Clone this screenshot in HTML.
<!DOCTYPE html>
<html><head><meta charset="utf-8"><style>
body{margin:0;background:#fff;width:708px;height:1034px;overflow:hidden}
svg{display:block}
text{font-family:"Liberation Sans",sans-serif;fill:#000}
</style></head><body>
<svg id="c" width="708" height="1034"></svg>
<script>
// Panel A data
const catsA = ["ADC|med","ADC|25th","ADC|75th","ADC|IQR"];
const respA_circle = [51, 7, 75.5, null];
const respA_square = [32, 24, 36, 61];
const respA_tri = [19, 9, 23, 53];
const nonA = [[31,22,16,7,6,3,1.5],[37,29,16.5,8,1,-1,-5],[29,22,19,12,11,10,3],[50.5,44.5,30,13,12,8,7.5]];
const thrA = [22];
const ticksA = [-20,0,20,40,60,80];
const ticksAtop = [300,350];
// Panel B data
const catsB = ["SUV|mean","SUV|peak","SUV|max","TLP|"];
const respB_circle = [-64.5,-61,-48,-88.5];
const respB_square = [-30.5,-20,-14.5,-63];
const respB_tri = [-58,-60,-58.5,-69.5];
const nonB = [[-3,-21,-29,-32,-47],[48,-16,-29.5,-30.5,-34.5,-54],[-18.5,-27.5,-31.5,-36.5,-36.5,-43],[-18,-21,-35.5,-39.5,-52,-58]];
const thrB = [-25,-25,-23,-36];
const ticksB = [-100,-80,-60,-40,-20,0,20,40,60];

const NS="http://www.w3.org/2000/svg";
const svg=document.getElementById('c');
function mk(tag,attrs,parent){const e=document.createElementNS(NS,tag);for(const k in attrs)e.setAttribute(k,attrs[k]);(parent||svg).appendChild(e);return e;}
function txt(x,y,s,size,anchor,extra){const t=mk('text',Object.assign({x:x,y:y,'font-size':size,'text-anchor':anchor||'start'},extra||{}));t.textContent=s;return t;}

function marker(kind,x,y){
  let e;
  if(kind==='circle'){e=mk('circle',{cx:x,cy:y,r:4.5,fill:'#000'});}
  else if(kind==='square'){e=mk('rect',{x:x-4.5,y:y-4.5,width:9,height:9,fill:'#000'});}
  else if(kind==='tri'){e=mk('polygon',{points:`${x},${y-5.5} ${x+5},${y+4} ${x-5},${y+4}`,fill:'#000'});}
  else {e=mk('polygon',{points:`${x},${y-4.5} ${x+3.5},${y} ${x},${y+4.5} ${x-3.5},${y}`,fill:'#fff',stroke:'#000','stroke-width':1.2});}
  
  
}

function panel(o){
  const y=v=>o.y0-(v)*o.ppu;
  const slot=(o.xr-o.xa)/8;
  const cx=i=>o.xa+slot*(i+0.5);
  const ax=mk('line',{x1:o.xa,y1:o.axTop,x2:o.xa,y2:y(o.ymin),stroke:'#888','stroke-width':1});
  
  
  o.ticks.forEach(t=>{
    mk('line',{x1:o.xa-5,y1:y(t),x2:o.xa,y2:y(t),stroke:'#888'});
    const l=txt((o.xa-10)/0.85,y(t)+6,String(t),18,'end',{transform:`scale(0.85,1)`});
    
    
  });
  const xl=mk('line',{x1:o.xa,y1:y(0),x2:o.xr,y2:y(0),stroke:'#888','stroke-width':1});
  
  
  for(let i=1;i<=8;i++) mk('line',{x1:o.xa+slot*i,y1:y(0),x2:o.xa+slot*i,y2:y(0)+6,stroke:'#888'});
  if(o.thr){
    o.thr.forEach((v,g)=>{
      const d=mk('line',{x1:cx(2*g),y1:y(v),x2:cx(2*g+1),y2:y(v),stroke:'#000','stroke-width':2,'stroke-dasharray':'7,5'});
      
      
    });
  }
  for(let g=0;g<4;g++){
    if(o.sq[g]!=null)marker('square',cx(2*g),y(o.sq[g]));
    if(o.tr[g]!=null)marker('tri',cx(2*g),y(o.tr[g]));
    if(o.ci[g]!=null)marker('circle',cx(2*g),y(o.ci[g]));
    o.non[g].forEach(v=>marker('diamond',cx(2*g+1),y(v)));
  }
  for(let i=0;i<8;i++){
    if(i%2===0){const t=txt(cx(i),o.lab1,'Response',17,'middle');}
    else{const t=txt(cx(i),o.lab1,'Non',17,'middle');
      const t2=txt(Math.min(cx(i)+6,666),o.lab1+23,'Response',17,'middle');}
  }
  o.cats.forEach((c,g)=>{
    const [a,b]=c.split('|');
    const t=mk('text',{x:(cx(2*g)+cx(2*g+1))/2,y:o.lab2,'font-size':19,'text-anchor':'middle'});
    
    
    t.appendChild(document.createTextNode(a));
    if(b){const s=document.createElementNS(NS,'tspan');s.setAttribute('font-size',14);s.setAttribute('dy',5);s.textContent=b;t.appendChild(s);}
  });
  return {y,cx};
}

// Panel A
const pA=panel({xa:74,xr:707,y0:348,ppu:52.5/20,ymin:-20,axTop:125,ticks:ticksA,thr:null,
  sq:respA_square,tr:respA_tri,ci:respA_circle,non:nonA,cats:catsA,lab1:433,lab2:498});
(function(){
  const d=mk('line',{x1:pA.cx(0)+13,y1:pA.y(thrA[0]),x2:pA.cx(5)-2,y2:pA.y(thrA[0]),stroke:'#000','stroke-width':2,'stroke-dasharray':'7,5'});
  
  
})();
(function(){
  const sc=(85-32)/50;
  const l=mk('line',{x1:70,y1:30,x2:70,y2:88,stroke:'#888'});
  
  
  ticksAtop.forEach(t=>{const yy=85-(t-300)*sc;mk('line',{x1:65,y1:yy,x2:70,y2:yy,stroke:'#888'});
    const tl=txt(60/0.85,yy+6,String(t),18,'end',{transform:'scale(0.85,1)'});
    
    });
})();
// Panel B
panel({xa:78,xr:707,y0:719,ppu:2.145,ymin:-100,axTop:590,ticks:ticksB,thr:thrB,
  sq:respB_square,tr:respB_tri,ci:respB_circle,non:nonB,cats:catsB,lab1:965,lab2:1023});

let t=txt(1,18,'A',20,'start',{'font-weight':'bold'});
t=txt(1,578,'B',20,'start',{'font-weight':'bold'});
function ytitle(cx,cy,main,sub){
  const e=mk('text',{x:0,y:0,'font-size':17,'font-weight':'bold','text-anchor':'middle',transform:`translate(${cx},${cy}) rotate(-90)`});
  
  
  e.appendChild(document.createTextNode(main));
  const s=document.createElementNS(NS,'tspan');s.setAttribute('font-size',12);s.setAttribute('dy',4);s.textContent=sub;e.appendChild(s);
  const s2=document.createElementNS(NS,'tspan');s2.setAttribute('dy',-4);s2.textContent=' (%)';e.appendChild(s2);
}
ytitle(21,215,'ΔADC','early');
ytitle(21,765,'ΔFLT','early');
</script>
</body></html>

+-------+

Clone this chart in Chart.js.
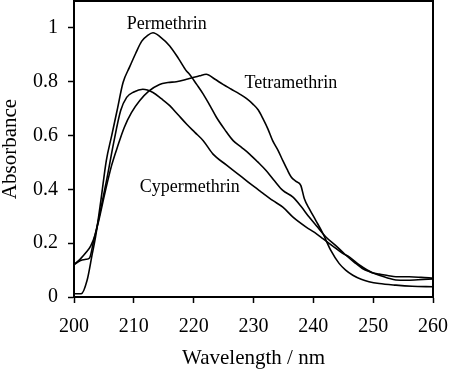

+-------+

• _WHAT IS REQUIRED_: From the line containing "Clone this screenshot in HTML." down to the line containing "const ticksB = [-100,-80,-60,-40,-20,0,20,40,60];" in the material above, reproduce every line exactly, including the two end lines.

• _CORRECT OUTPUT_:
Clone this screenshot in HTML.
<!DOCTYPE html>
<html><head><meta charset="utf-8"><style>
body{margin:0;background:#fff;width:708px;height:1034px;overflow:hidden}
svg{display:block}
text{font-family:"Liberation Sans",sans-serif;fill:#000}
</style></head><body>
<svg id="c" width="708" height="1034"></svg>
<script>
// Panel A data
const catsA = ["ADC|med","ADC|25th","ADC|75th","ADC|IQR"];
const respA_circle = [51, 7, 75.5, null];
const respA_square = [32, 24, 36, 61];
const respA_tri = [19, 9, 23, 53];
const nonA = [[31,22,16,7,6,3,1.5],[37,29,16.5,8,1,-1,-5],[29,22,19,12,11,10,3],[50.5,44.5,30,13,12,8,7.5]];
const thrA = [22];
const ticksA = [-20,0,20,40,60,80];
const ticksAtop = [300,350];
// Panel B data
const catsB = ["SUV|mean","SUV|peak","SUV|max","TLP|"];
const respB_circle = [-64.5,-61,-48,-88.5];
const respB_square = [-30.5,-20,-14.5,-63];
const respB_tri = [-58,-60,-58.5,-69.5];
const nonB = [[-3,-21,-29,-32,-47],[48,-16,-29.5,-30.5,-34.5,-54],[-18.5,-27.5,-31.5,-36.5,-36.5,-43],[-18,-21,-35.5,-39.5,-52,-58]];
const thrB = [-25,-25,-23,-36];
const ticksB = [-100,-80,-60,-40,-20,0,20,40,60];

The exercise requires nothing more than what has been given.